During the review process, the Grouping noted the context, including a 15-0 House of Representatives where there was not any Opposition representation, the policies being pursued by the Executive and the track record of our Government – its actions on the ground did not support the lofty statements and commitments it made at the international and regional levels in support of climate change action and protecting our the environment.    The review by the Grouping questioned what the Directive Principles would augur for the future given the context.  An agency that was supporting public education on the bills suggested that such queries and concerns created doubts and fear and that such questions were inappropriate to the review.  In the current parlance, it suggested that the Grouping “should not go there”!!  The Grouping politely declined the agency’s funding and participation in its education programme.

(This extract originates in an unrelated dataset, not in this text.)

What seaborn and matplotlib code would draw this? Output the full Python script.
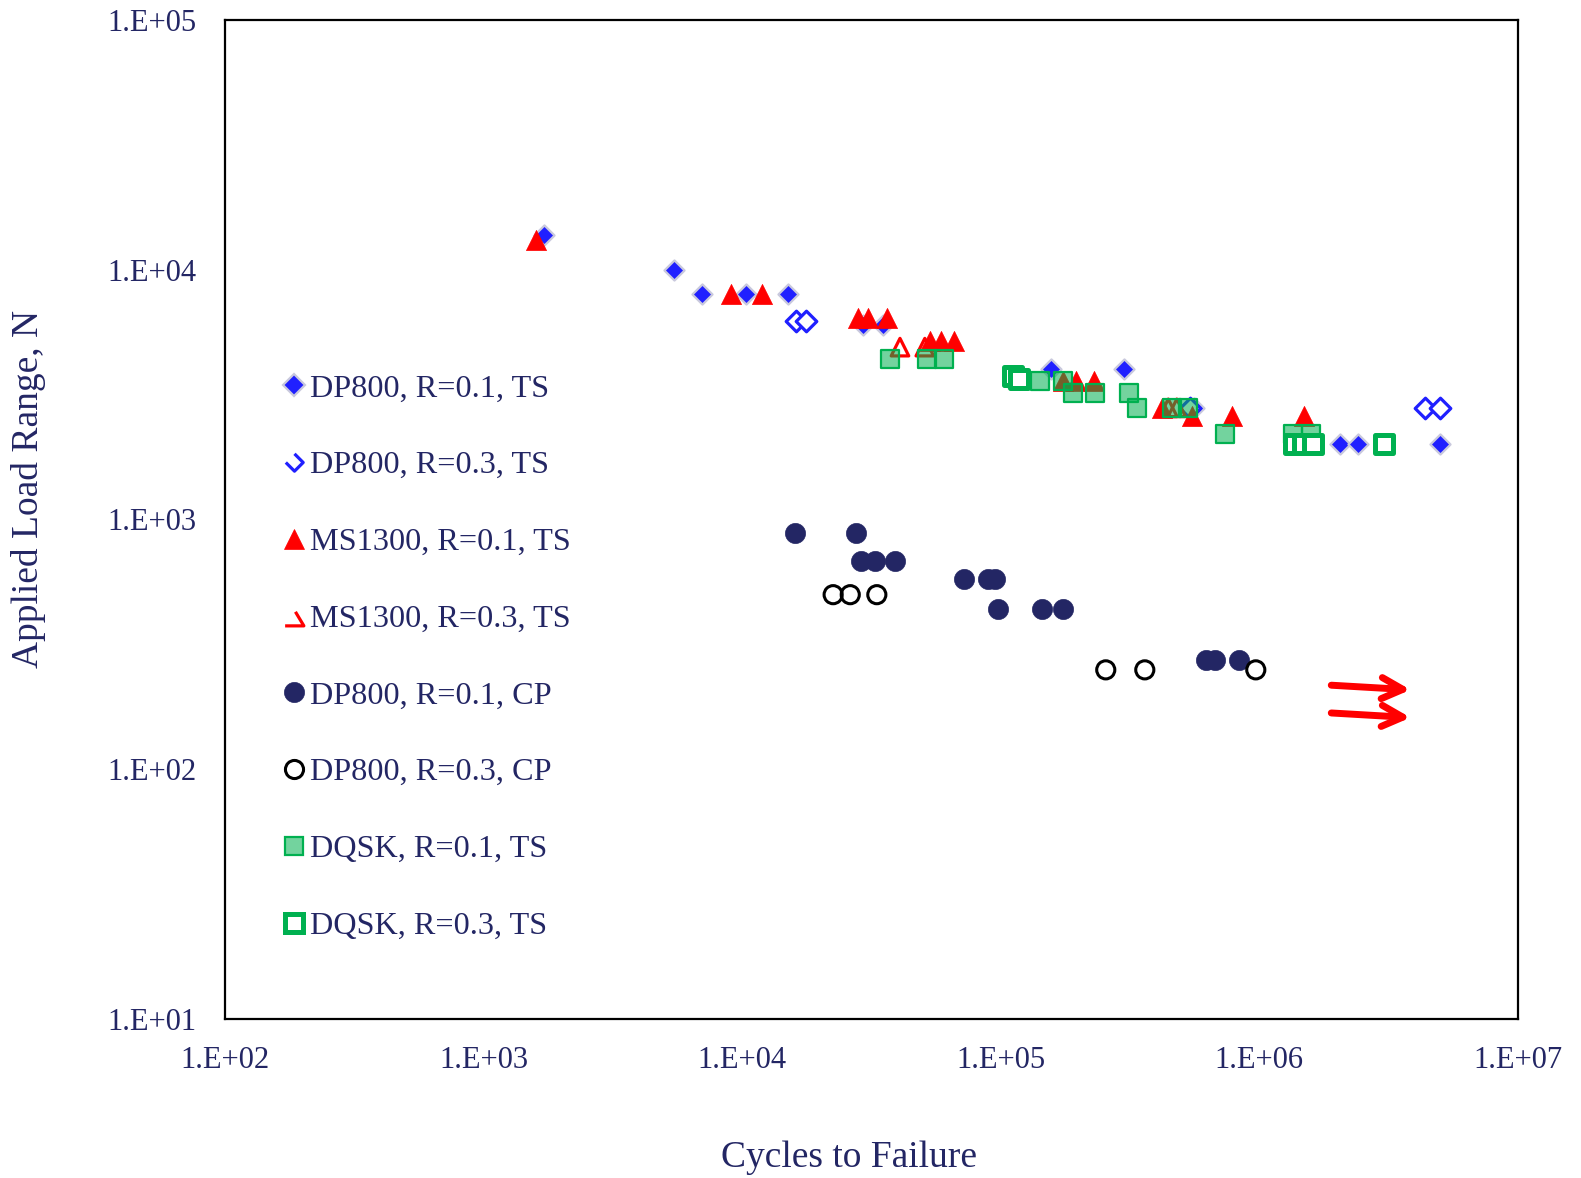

Those of us who participated in the review now have the opportunity to reflect on the situation that would have been created should these Directive Principles been approved in the referendum.  Would the GLA have had the opportunity to make an application for the judicial review, for the Court to adjudicate on this matter?  Or, would the exclusion that would have been inserted in Section 101, block any such action?  Perhaps the constitutional and legal gurus could advise.   But the Grouping can feel absolved that it raised and shared that those concerns and reservations when it did.

GLA’s action deserves commendation, solidarity and support!  Thank you GLA for creating history and doing your part in “minding the people’s business”.

Grenada deserves better! We must stand up for Grenada!!